There were no stock options, warrants or convertible notes or convertible preferred stock outstanding at January 31, 2014 and 2013.

 

RECENT ACCOUNTING PRONOUNCEMENTS

RECENT ACCOUNTING PRONOUNCEMENTS

 

Fair Value Measurements and Disclosures ASC 820, Improving Disclosures about Fair Value Measurements: In January 2010, the Financial Accounting Standards Board (FASB) issued accounting guidance intended to improve disclosures related to fair value measurements. This guidance requires significant transfers in and out of Level 1 and Level 2 fair value measurements to be disclosed separately along with the reasons for the transfers. Additionally, in the reconciliation for the fair value measurements using significant unobservable inputs (Level 3), information about purchases, sales, issuances and settlements must be presented separately (cannot net as one number). This guidance also provides clarification for existing disclosures on (i) level of disaggregation and (ii) inputs and valuation techniques.

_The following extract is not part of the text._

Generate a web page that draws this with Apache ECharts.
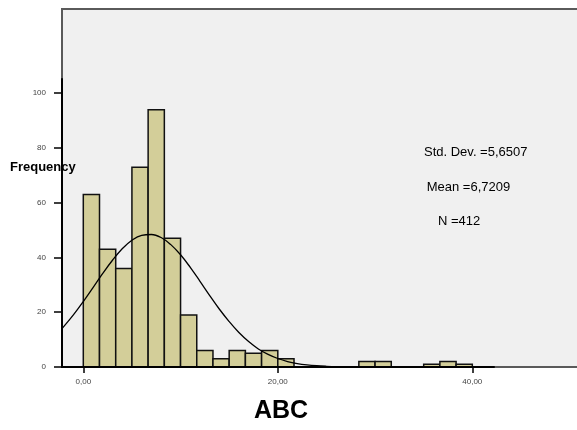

In addition, this guidance includes conforming amendments for employers’ disclosure of postretirement benefit plan assets. This guidance was effective for interim and annual reporting periods beginning after December 15, 2009, except for the disclosures about purchases, sales, issuances and settlements in the roll forward of activity in Level 3 fair value measurements. Those disclosures are required for fiscal years beginning after December 15, 2010, and for interim periods within those fiscal years. The adoption of ASC 820 did not have a material impact on the Company’s consolidated results of operations or financial position.